EK | Was beobachten Sie an Kindern und Jugendlichen in der Klinik, in ihrer Praxis sowie in den Schulen und Kindergärten unter den Bedingungen von Corona?

KM | In meiner Schule durfte ich – wie die Kinder – seit Beginn der Corona-Krise viel zu wenig sein. Das Kennenlernen der neuen Erstklässler in einer Spielstunde wurde in maskierte Einzelaufnahmen verwandelt. Auch wenn die Kinder keine Masken trugen, waren die Situationen viel distanzierter, die Wahrnehmungen deutlich beschränkt.
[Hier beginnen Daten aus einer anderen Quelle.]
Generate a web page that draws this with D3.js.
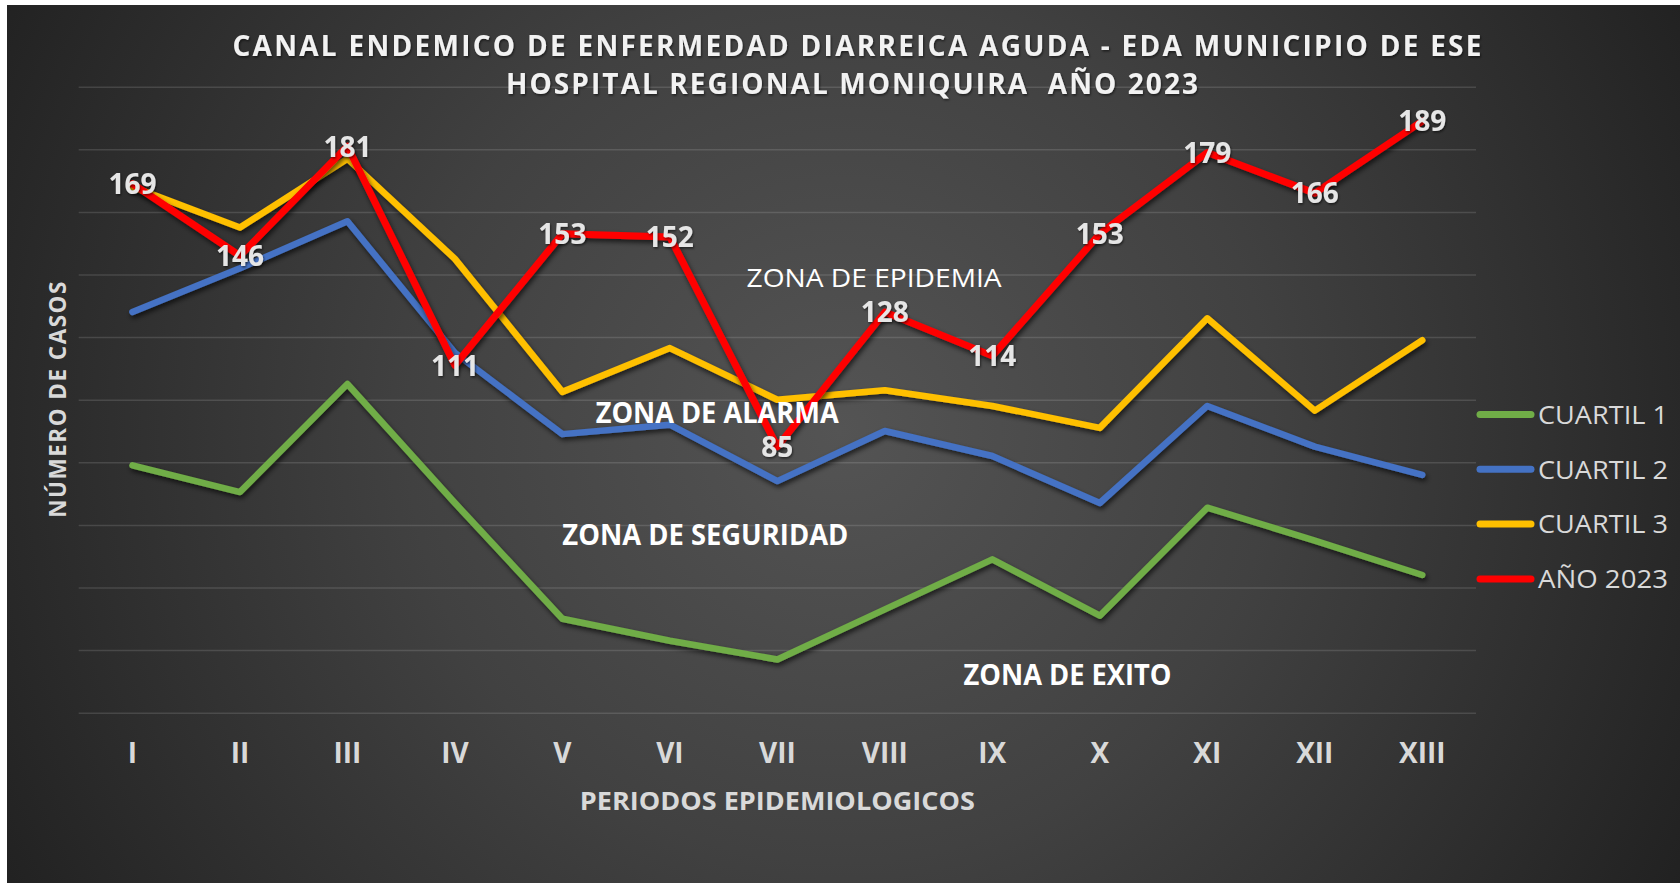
<!DOCTYPE html>
<html>
<head>
<meta charset="utf-8">
<script src="https://cdn.jsdelivr.net/npm/d3@7"></script>
<style>
  body { margin: 0; background: #fff; }
  svg { display: block; }
  text { font-family: "Open Sans", "Noto Sans", sans-serif; }
</style>
</head>
<body>
<div id="graph"></div>
<script>
// valores
var periods = ["I", "II", "III", "IV", "V", "VI", "VII", "VIII", "IX", "X", "XI", "XII", "XIII"];
var cuartil1 = [79, 70.5, 105, 67, 30, 23, 17, 33, 49, 31, 65.5, 55, 44];
var cuartil2 = [128, 142, 157, 115, 89, 92, 74, 90, 82, 67, 98, 85, 76];
var cuartil3 = [168, 155, 177, 145, 102.5, 116.5, 100, 103, 98, 91, 126, 96.5, 119];
var year2023 = [169, 146, 181, 111, 153, 152, 85, 128, 114, 153, 179, 166, 189];
var seriesNames = ["CUARTIL 1", "CUARTIL 2", "CUARTIL 3", "AÑO 2023"];
var yTicks = [0, 20, 40, 60, 80, 100, 120, 140, 160, 180, 200];
var zoneNames = ["ZONA DE EPIDEMIA", "ZONA DE ALARMA", "ZONA DE SEGURIDAD", "ZONA DE EXITO"];

var colors = ["#70ad47", "#4472c4", "#ffc000", "#ff0000"];

addEventListener("load", function () {
  draw();
});

function draw() {
  var W = 1680, H = 883;
  var left = 78.7, right = 1476, top = 86.7, bottom = 712.7;

  var svg = d3.select("#graph")
      .append("svg")
      .attr("width", W)
      .attr("height", H);

  var defs = svg.append("defs");
  var grad = defs.append("radialGradient")
      .attr("id", "bg")
      .attr("gradientUnits", "userSpaceOnUse")
      .attr("cx", 840).attr("cy", 430).attr("r", 960);
  grad.append("stop").attr("offset", 0).attr("stop-color", "#545454");
  grad.append("stop").attr("offset", 0.45).attr("stop-color", "#414141");
  grad.append("stop").attr("offset", 1).attr("stop-color", "#212121");

  var sh = defs.append("filter").attr("id", "shadow")
      .attr("x", "-5%").attr("y", "-20%").attr("width", "110%").attr("height", "140%");
  sh.append("feDropShadow")
      .attr("dx", 1.5).attr("dy", 3).attr("stdDeviation", 2.5)
      .attr("flood-color", "#000").attr("flood-opacity", 0.65);

  var tsh = defs.append("filter").attr("id", "tshadow");
  tsh.append("feDropShadow")
      .attr("dx", 1).attr("dy", 1.5).attr("stdDeviation", 1.2)
      .attr("flood-color", "#000").attr("flood-opacity", 0.55);

  svg.append("rect")
      .attr("x", 7).attr("y", 5)
      .attr("width", W - 7).attr("height", H - 5)
      .attr("fill", "url(#bg)");

  var x = d3.scaleBand().domain(periods).range([left, right]);
  var y = d3.scaleLinear().domain([0, 200]).range([bottom, top]);
  var cx = function (i) { return left + (i + 0.5) * x.step(); };

  // lineas de division
  var grid = svg.append("g")
      .attr("transform", "translate(" + left + ",0)")
      .call(d3.axisLeft(y).tickValues(yTicks).tickSize(-(right - left)).tickFormat(""));
  grid.select(".domain").remove();
  grid.selectAll("line")
      .attr("stroke", "#ffffff")
      .attr("stroke-opacity", 0.13)
      .attr("stroke-width", 1.5);

  // eje x
  var xAxis = svg.append("g")
      .attr("transform", "translate(0," + bottom + ")")
      .call(d3.axisBottom(x).tickSize(0).tickPadding(30.5));
  xAxis.select(".domain").remove();
  xAxis.selectAll("text")
      .attr("fill", "#d9d9d9")
      .style("font-size", "28px")
      .style("font-weight", "bold")
      .style("font-family", "'Open Sans', sans-serif");

  // series
  var all = [cuartil1, cuartil2, cuartil3, year2023];
  var line = d3.line()
      .x(function (d, i) { return cx(i); })
      .y(function (d) { return y(d); });

  svg.selectAll("path.serie")
    .data(all)
    .enter()
    .append("path")
      .attr("class", "serie")
      .attr("d", line)
      .attr("fill", "none")
      .attr("stroke", function (d, i) { return colors[i]; })
      .attr("stroke-width", function (d, i) { return i == 3 ? 7 : 6.5; })
      .attr("stroke-linejoin", "round")
      .attr("stroke-linecap", "round")
      .attr("filter", "url(#shadow)");

  // etiquetas de zonas
  var zoneAt = [6.9, 5.44, 5.33, 8.7];
  var zoneLevel = [136, 92.5, 53.5, 9];
  var zoneLen = [255, 243, 286, 208];
  svg.selectAll("text.zona")
    .data(zoneNames)
    .enter()
    .append("text")
      .attr("class", "zona")
      .attr("x", function (d, i) { return cx(zoneAt[i]); })
      .attr("y", function (d, i) { return y(zoneLevel[i]); })
      .attr("text-anchor", "middle")
      .attr("textLength", function (d, i) { return zoneLen[i]; })
      .attr("lengthAdjust", "spacingAndGlyphs")
      .attr("fill", "#ffffff")
      .style("font-size", function (d, i) { return i == 0 ? "25px" : "28px"; })
      .style("font-weight", function (d, i) { return i == 0 ? "normal" : "bold"; })
      .text(function (d) { return d; });

  // etiquetas de datos
  svg.selectAll("text.valor")
    .data(year2023)
    .enter()
    .append("text")
      .attr("class", "valor")
      .attr("x", function (d, i) { return cx(i); })
      .attr("y", function (d) { return y(d); })
      .attr("dy", "0.37em")
      .attr("text-anchor", "middle")
      .attr("fill", "#e6e6e6")
      .attr("filter", "url(#tshadow)")
      .style("font-size", "28px")
      .style("font-weight", "bold")
      .text(function (d) { return d; });

  // titulo
  var title = svg.append("text")
      .attr("text-anchor", "middle")
      .attr("fill", "#f2f2f2")
      .attr("filter", "url(#tshadow)")
      .style("font-size", "28px")
      .style("font-weight", "bold");
  title.append("tspan")
      .attr("x", 857).attr("y", 55.5)
      .attr("textLength", 1249).attr("lengthAdjust", "spacing")
      .text("CANAL ENDEMICO DE ENFERMEDAD DIARREICA AGUDA - EDA MUNICIPIO DE ESE");
  title.append("tspan")
      .attr("x", 852).attr("y", 94)
      .attr("textLength", 692).attr("lengthAdjust", "spacing")
      .attr("xml:space", "preserve")
      .text("HOSPITAL REGIONAL MONIQUIRA\u00a0 AÑO 2023");

  // titulos de ejes
  svg.append("text")
      .attr("x", (left + right) / 2).attr("y", 810)
      .attr("text-anchor", "middle")
      .attr("textLength", 395).attr("lengthAdjust", "spacingAndGlyphs")
      .attr("fill", "#d9d9d9")
      .style("font-size", "25px")
      .style("font-weight", "bold")
      .text("PERIODOS EPIDEMIOLOGICOS");

  svg.append("text")
      .attr("transform", "translate(65.5," + (top + bottom) / 2 + ") rotate(-90)")
      .attr("text-anchor", "middle")
      .attr("textLength", 236).attr("lengthAdjust", "spacing")
      .attr("fill", "#d9d9d9")
      .style("font-size", "22.5px")
      .style("font-weight", "bold")
      .text("NÚMERO DE CASOS");

  // leyenda
  var legend = svg.selectAll("g.leyenda")
    .data(seriesNames)
    .enter()
    .append("g")
      .attr("class", "leyenda")
      .attr("transform", function (d, i) { return "translate(1477," + (414.5 + i * 54.8) + ")"; });
  legend.append("line")
      .attr("x1", 3).attr("x2", 54)
      .attr("stroke", function (d, i) { return colors[i]; })
      .attr("stroke-width", 7)
      .attr("stroke-linecap", "round");
  legend.append("text")
      .attr("x", 61).attr("dy", "0.36em")
      .attr("textLength", 130).attr("lengthAdjust", "spacingAndGlyphs")
      .attr("fill", "#d9d9d9")
      .style("font-size", "26px")
      .text(function (d) { return d; });
}
</script>
</body>
</html>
In der Zeit, in der auch Erstklässler Masken trugen, erlebte ich die Kinder völlig überfordert mit dem adäquaten Umgang und sozial-emotional schwer beeinträchtigt. Je länger die Krise andauert, desto mehr erlebe ich auch Jugendliche und junge Erwachsene frustriert, psychisch beeinträchtigt oder gar erkrankt. Eine Einladung ins Leben sollte anders aussehen!

EK | Sie lehren an der Freien Hochschule Stuttgart. Was ist Ihre zentrale Botschaft an die Studierenden?
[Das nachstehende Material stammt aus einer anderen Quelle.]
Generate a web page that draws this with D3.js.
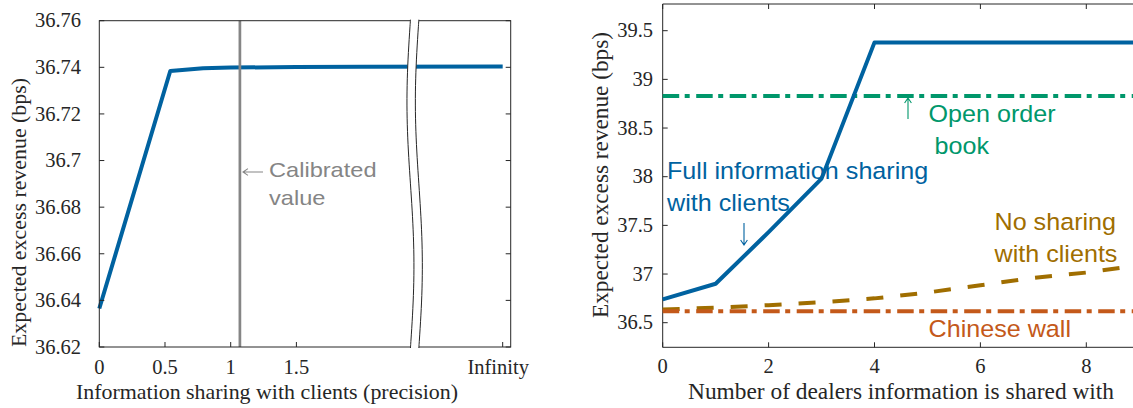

KM | Wichtig ist mir das Thema »Erziehung als Heilmittel« und dass Lehrer zuerst mit sich selbst achtsam umgehen müssen, damit sie im Sinne des pädagogischen Gesetzes gesundend auf ihre Schützlinge wirken.

EK | Warum ist es aktuell noch notwendig, pädagogisch und medizinisch-therapeutisch auf die Corona-Maßnahmen zu reagieren, da wir doch alle wieder in die Normalität zurückzukehren scheinen.

KM | Die alte Normalität wird es nicht mehr geben. Und wir haben eine enorme psychische Krankheitslast auf die Schultern unserer Kinder gelegt, die zu heilen noch eine medizinisch-pädagogische Mammut-Aufgabe für viele Jahre darstellt.

EK | Es ist für das kommende Jahr die Eröffnung eines Von-Tessin-Zentrums für Gesundheit und Pädagogik an der Freien Hochschule in Stuttgart geplant. Was ist seine Aufgabe?

KM | Die Erde ist, medizinisch gesprochen, in einem kritischen Zustand und wir mit ihr. Es wurde durch Corona noch deutlicher, wie sehr Rudolf Steiner recht hatte, als er vor 100 Jahren prophezeite: »Die Kultur wird immer ungesunder werden, und die Menschen werden immer mehr und mehr aus dem Erziehungsprozess einen Heilungsprozess zu machen haben gegen dasjenige, was in der Umgebung krank macht. Darüber darf man sich keinen Illusionen hingeben.« (GA 294, S. 138)

Der heilsamen Erziehung und der Heilung von Mensch und Umwelt wollen wir uns widmen.